#### WHAT NEEDS TO BE DONE:
Print, please, exactly and only the lines between the line holding "Convert this chart" and the line holding "y_ticks = list(range(-12, 13, 2))", inclusive, omitting any pictures.

□ □ □ □

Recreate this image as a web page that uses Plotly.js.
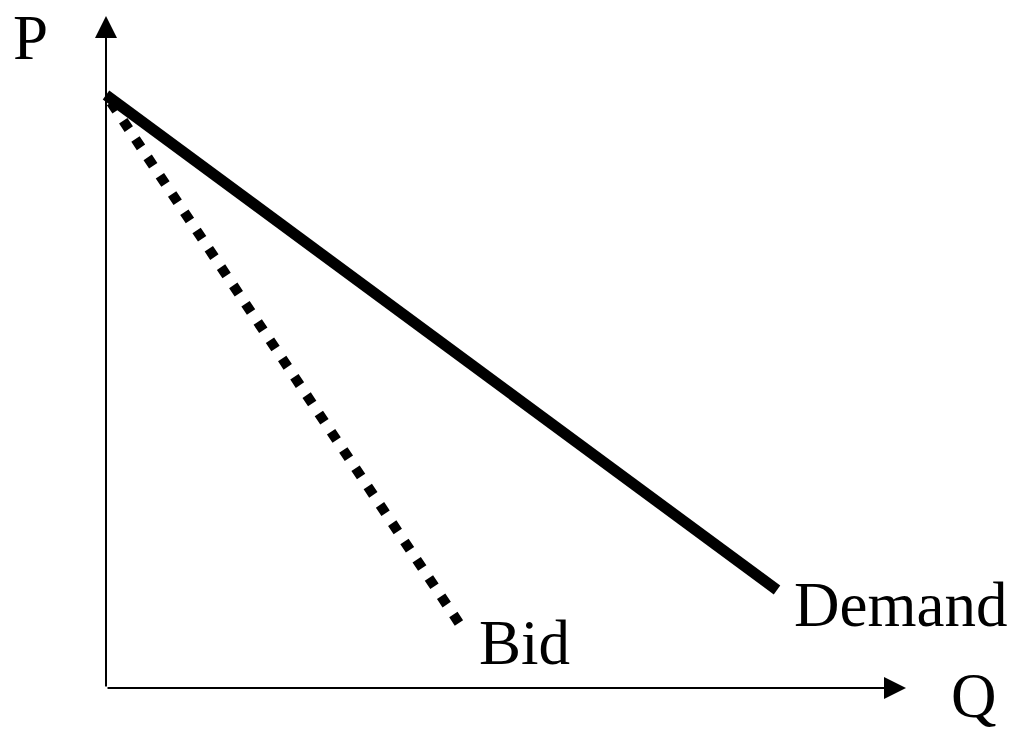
<!DOCTYPE html>
<html>
<head>
<meta charset="utf-8">
<script src="https://cdn.plot.ly/plotly-3.0.1.min.js"></script>
<style>html,body{margin:0;padding:0;background:#fff;}#chart{width:1016px;height:735px;}</style>
</head>
<body>
<div id="chart"></div>
<script>
// Quantity / price values (abstract units)
var demandQ = [0, 67.1];
var demandP = [59.3, 9.8];
var bidQ = [0.5, 35.5];
var bidP = [58.55, 6.2];
var axisMaxQ = 80;
var axisMaxP = 67.2;
var labels = {demand: "Demand", bid: "Bid", p: "P", q: "Q"};

var font = {family: "Liberation Serif, Times New Roman, serif", size: 63, color: "#000"};

var traces = [
  {x: demandQ, y: demandP, mode: "lines", line: {color: "#000", width: 11}, hoverinfo: "skip", showlegend: false},
  {x: bidQ, y: bidP, mode: "lines", line: {color: "#000", width: 10, dash: "10px,12px"}, hoverinfo: "skip", showlegend: false}
];

var layout = {
  width: 1016, height: 735,
  margin: {l: 0, r: 0, t: 0, b: 0},
  paper_bgcolor: "#fff", plot_bgcolor: "#fff",
  showlegend: false,
  xaxis: {range: [-10.6, 91], visible: false, fixedrange: true},
  yaxis: {range: [-4.7, 68.8], visible: false, fixedrange: true},
  annotations: [
    {x: 0, y: axisMaxP, ax: 0, ay: 0, xref: "x", yref: "y", axref: "x", ayref: "y", text: "", showarrow: true, arrowhead: 2, arrowsize: 2.2, arrowwidth: 2, arrowcolor: "#000"},
    {x: axisMaxQ, y: 0, ax: 0, ay: 0, xref: "x", yref: "y", axref: "x", ayref: "y", text: "", showarrow: true, arrowhead: 2, arrowsize: 2.2, arrowwidth: 2, arrowcolor: "#000"},
    {x: -9.5, y: 65.0, xref: "x", yref: "y", text: labels.p, showarrow: false, xanchor: "left", yanchor: "middle", font: font},
    {x: 84.3, y: -0.8, xref: "x", yref: "y", text: labels.q, showarrow: false, xanchor: "left", yanchor: "middle", font: font},
    {x: 68.6, y: 8.3, xref: "x", yref: "y", text: labels.demand, showarrow: false, xanchor: "left", yanchor: "middle", font: font},
    {x: 37.1, y: 4.5, xref: "x", yref: "y", text: labels.bid, showarrow: false, xanchor: "left", yanchor: "middle", font: font}
  ]
};

Plotly.newPlot("chart", traces, layout, {staticPlot: true, displayModeBar: false});
</script>
</body>
</html>
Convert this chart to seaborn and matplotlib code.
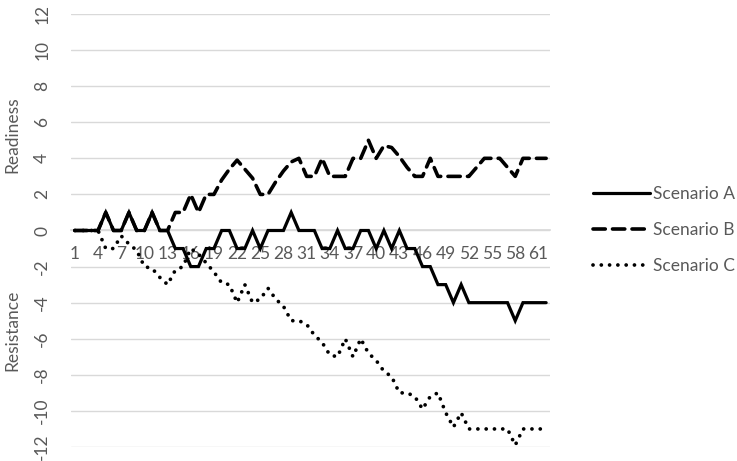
import matplotlib
matplotlib.use("Agg")
import matplotlib.pyplot as plt
import seaborn as sns
import numpy as np
import pandas as pd

# ── Data ──────────────────────────────────────────────────────────────────────
steps = list(range(1, 63))

scenario_a = [0, 0, 0, 0, 1, 0, 0, 1, 0, 0, 1, 0, 0,
              -1, -1, -2, -2, -1, -1, 0, 0, -1, -1, 0, -1,
              0, 0, 0, 1, 0, 0, 0, -1, -1, 0, -1, -1,
              0, 0, -1, 0, -1, 0, -1, -1, -2, -2, -3, -3, -4,
              -3, -4, -4, -4, -4, -4, -4, -5, -4, -4, -4, -4]

scenario_b = [0, 0, 0, 0, 1, 0, 0, 1, 0, 0, 1, 0, 0,
              1, 1, 2, 1, 2, 2, 2.8, 3.4, 3.9, 3.4, 2.9, 2,
              2, 2.7, 3.3, 3.8, 4, 3, 3, 4, 3, 3, 3, 4,
              4, 5, 4, 4.7, 4.6, 4.1, 3.5, 3, 3, 4, 3, 3, 3,
              3, 3, 3.5, 4, 4, 4, 3.5, 3, 4, 4, 4, 4]

scenario_c = [0, 0, 0, 0, -1, -1, -0.3, -0.75, -1.1, -2, -2.1, -2.6, -3,
              -2.2, -2, -1, -1.3, -1.8, -2.3, -2.9, -3, -4, -3, -4, -3.8,
              -3.2, -3.8, -4.2, -5, -5, -5.2, -5.8, -6.2, -6.9, -7, -6, -7,
              -6, -6.8, -7.2, -7.8, -8.1, -9, -9, -9.2, -9.9, -9.2, -9, -10.1, -10.9,
              -10.1, -11, -11, -11, -11, -11, -11, -11.9, -11, -11, -11, -11]

x_ticks = list(range(1, 62, 3))
y_ticks = list(range(-12, 13, 2))

# ── Style ─────────────────────────────────────────────────────────────────────
sns.set_theme(style="white")
plt.rcParams["font.family"] = ["Lato", "DejaVu Sans"]
text_grey = "#595959"
grid_grey = "#D9D9D9"
fs = 12.5

fig = plt.figure(figsize=(7.37, 4.61), dpi=100)
ax = fig.add_axes([71 / 737, 14 / 461, 479 / 737, 433 / 461])

lw = 2.3
sns.lineplot(x=steps, y=scenario_a, ax=ax, color="black", lw=lw,
             solid_joinstyle="miter", label="Scenario A")
sns.lineplot(x=steps, y=scenario_b, ax=ax, color="black", lw=lw + 0.3,
             linestyle=(0, (3.4, 2.0)), dash_capstyle="round",
             label="Scenario B")
sns.lineplot(x=steps, y=scenario_c, ax=ax, color="black", lw=2.7,
             linestyle=(0, (0.01, 2.2)), dash_capstyle="round",
             label="Scenario C")

ax.set_xlim(0.5, 62.5)
ax.set_ylim(-12, 12)
ax.set_yticks(y_ticks)
ax.set_xticks(x_ticks)
ax.set_xticklabels([str(t) for t in x_ticks])
ax.set_yticklabels([str(t) for t in y_ticks], rotation=90, va="center")

for s in ax.spines.values():
    s.set_visible(False)
ax.spines["bottom"].set_visible(True)
ax.spines["bottom"].set_position(("data", 0))
ax.spines["bottom"].set_color(grid_grey)
ax.spines["bottom"].set_zorder(0)

ax.yaxis.grid(True, color=grid_grey, lw=1)
ax.set_axisbelow(True)
ax.tick_params(axis="x", length=0, pad=11, labelsize=fs, colors=text_grey)
ax.tick_params(axis="y", length=0, pad=15, labelsize=fs, colors=text_grey)
ax.set_xlabel("")
ax.set_ylabel("")

fig.text(12 / 737, 1 - 135 / 461, "Readiness", rotation=90, ha="center",
         va="center", fontsize=fs, color=text_grey)
fig.text(12 / 737, 1 - 330 / 461, "Resistance", rotation=90, ha="center",
         va="center", fontsize=fs, color=text_grey)

handles, labels = ax.get_legend_handles_labels()
ax.legend_.remove()
fig.legend(handles, labels, loc="center left",
           bbox_to_anchor=(577 / 737, 1 - 230 / 461), frameon=False,
           fontsize=fs, handlelength=3.3, handletextpad=0.2,
           labelspacing=1.15, labelcolor=text_grey)

fig.savefig("out.png", dpi=100)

□ □ □ □

#### OUTPUT FOR THIS TASK:
Convert this chart to seaborn and matplotlib code.
import matplotlib
matplotlib.use("Agg")
import matplotlib.pyplot as plt
import seaborn as sns
import numpy as np
import pandas as pd

# ── Data ──────────────────────────────────────────────────────────────────────
steps = list(range(1, 63))

scenario_a = [0, 0, 0, 0, 1, 0, 0, 1, 0, 0, 1, 0, 0,
              -1, -1, -2, -2, -1, -1, 0, 0, -1, -1, 0, -1,
              0, 0, 0, 1, 0, 0, 0, -1, -1, 0, -1, -1,
              0, 0, -1, 0, -1, 0, -1, -1, -2, -2, -3, -3, -4,
              -3, -4, -4, -4, -4, -4, -4, -5, -4, -4, -4, -4]

scenario_b = [0, 0, 0, 0, 1, 0, 0, 1, 0, 0, 1, 0, 0,
              1, 1, 2, 1, 2, 2, 2.8, 3.4, 3.9, 3.4, 2.9, 2,
              2, 2.7, 3.3, 3.8, 4, 3, 3, 4, 3, 3, 3, 4,
              4, 5, 4, 4.7, 4.6, 4.1, 3.5, 3, 3, 4, 3, 3, 3,
              3, 3, 3.5, 4, 4, 4, 3.5, 3, 4, 4, 4, 4]

scenario_c = [0, 0, 0, 0, -1, -1, -0.3, -0.75, -1.1, -2, -2.1, -2.6, -3,
              -2.2, -2, -1, -1.3, -1.8, -2.3, -2.9, -3, -4, -3, -4, -3.8,
              -3.2, -3.8, -4.2, -5, -5, -5.2, -5.8, -6.2, -6.9, -7, -6, -7,
              -6, -6.8, -7.2, -7.8, -8.1, -9, -9, -9.2, -9.9, -9.2, -9, -10.1, -10.9,
              -10.1, -11, -11, -11, -11, -11, -11, -11.9, -11, -11, -11, -11]

x_ticks = list(range(1, 62, 3))
y_ticks = list(range(-12, 13, 2))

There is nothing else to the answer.